**Exercise materials:**
◆ ◆ ◆ ◆ ◆ ◆ ◆

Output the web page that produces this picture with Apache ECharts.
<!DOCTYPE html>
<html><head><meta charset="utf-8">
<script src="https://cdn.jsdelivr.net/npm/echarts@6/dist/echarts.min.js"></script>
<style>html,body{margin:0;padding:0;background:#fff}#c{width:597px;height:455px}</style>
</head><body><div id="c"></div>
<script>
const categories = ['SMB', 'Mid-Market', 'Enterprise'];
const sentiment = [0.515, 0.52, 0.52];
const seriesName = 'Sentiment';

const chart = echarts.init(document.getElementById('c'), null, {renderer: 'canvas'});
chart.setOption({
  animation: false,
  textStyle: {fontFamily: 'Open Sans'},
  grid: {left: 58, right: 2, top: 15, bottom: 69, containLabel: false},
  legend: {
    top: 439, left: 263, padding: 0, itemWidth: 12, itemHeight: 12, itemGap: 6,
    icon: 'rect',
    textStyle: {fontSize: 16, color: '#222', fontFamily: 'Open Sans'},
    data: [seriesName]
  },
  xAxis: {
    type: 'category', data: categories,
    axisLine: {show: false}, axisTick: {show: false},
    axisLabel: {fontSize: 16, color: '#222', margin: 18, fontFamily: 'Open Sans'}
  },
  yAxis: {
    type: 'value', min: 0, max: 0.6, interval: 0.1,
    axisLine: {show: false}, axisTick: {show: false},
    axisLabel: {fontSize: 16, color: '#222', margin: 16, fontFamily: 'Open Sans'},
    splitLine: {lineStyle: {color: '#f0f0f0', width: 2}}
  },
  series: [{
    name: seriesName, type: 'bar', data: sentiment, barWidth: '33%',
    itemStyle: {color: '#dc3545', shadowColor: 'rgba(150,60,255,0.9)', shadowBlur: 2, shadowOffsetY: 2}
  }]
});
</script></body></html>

◆ ◆ ◆ ◆ ◆ ◆ ◆

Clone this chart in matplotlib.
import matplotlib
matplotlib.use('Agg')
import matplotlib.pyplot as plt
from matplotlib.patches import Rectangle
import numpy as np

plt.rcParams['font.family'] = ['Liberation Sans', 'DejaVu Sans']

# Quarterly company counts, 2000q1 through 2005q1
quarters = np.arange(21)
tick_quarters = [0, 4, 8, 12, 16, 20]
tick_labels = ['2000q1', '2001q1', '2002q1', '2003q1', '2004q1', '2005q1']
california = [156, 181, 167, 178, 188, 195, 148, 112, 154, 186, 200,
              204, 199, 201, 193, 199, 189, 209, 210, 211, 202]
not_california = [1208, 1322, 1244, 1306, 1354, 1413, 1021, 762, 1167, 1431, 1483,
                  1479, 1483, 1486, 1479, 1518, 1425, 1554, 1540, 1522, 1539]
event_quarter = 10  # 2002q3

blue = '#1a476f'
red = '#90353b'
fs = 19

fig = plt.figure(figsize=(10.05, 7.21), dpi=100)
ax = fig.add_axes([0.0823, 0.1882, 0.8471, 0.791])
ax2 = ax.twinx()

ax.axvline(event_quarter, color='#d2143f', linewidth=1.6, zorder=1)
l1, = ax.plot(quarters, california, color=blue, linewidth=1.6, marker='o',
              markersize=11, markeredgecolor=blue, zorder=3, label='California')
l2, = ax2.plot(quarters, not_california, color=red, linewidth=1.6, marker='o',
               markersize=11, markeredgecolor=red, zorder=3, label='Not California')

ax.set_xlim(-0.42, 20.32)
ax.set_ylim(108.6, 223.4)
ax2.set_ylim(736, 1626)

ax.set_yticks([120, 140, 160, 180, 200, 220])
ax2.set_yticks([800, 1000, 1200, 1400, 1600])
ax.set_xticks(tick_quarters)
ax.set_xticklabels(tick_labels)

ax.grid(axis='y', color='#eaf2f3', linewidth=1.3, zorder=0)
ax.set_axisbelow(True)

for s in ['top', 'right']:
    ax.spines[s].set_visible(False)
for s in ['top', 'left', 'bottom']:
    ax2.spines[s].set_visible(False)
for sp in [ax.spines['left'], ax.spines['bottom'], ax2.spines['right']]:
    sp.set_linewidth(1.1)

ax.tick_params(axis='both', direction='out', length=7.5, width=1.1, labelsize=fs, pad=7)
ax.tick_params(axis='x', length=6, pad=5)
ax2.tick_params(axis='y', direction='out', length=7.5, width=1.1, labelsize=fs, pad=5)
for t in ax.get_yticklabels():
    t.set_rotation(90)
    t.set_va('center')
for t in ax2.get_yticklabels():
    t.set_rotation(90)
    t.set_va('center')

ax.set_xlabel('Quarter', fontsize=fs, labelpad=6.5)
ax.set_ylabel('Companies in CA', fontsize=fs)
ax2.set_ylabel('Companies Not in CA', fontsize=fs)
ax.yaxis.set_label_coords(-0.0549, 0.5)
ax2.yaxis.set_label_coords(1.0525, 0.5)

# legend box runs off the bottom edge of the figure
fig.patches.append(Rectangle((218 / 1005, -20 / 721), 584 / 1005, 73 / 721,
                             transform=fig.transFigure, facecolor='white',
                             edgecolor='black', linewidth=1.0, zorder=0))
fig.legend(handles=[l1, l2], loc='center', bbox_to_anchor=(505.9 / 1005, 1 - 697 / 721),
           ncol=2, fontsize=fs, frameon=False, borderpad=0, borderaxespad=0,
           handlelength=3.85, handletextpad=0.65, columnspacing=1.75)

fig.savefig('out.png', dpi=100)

◆ ◆ ◆ ◆ ◆ ◆ ◆

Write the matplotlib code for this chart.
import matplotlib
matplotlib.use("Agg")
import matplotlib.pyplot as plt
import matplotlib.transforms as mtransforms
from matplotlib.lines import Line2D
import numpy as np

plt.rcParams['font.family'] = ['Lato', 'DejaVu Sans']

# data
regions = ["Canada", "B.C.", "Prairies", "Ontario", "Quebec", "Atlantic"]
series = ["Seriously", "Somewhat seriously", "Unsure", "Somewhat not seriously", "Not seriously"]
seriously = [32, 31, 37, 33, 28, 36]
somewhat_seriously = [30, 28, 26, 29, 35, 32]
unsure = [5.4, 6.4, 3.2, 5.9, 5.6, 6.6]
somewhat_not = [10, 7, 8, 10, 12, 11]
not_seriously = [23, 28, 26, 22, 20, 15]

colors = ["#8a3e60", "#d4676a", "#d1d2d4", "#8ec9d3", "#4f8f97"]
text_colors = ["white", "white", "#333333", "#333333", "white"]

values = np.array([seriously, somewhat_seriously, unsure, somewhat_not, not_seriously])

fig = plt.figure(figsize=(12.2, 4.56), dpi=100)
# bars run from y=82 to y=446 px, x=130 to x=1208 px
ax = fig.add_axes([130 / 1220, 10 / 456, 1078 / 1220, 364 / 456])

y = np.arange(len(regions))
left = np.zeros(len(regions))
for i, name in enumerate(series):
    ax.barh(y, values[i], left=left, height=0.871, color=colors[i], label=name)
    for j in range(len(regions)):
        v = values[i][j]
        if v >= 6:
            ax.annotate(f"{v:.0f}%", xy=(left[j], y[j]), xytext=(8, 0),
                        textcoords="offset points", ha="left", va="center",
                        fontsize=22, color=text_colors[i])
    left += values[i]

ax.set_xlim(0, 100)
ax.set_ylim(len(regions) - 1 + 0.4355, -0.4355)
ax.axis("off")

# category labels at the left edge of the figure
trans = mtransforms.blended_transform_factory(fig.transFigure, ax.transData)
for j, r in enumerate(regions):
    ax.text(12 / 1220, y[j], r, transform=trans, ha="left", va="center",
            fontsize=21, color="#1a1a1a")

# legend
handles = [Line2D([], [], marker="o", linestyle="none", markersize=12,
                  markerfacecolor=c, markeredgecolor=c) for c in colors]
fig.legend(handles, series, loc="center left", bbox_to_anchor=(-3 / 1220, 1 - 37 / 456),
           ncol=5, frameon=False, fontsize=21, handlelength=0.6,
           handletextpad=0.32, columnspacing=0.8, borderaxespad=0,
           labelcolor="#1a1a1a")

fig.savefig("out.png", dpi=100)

◆ ◆ ◆ ◆ ◆ ◆ ◆

**Work to be completed:** Begin at the line containing "Write the matplotlib code for this chart.", end at the line containing "unsure, somewhat_not, not_seriously])", and reproduce every line in that range exactly, both ends included.

**Response to the exercise:**
Write the matplotlib code for this chart.
import matplotlib
matplotlib.use("Agg")
import matplotlib.pyplot as plt
import matplotlib.transforms as mtransforms
from matplotlib.lines import Line2D
import numpy as np

plt.rcParams['font.family'] = ['Lato', 'DejaVu Sans']

# data
regions = ["Canada", "B.C.", "Prairies", "Ontario", "Quebec", "Atlantic"]
series = ["Seriously", "Somewhat seriously", "Unsure", "Somewhat not seriously", "Not seriously"]
seriously = [32, 31, 37, 33, 28, 36]
somewhat_seriously = [30, 28, 26, 29, 35, 32]
unsure = [5.4, 6.4, 3.2, 5.9, 5.6, 6.6]
somewhat_not = [10, 7, 8, 10, 12, 11]
not_seriously = [23, 28, 26, 22, 20, 15]

colors = ["#8a3e60", "#d4676a", "#d1d2d4", "#8ec9d3", "#4f8f97"]
text_colors = ["white", "white", "#333333", "#333333", "white"]

values = np.array([seriously, somewhat_seriously, unsure, somewhat_not, not_seriously])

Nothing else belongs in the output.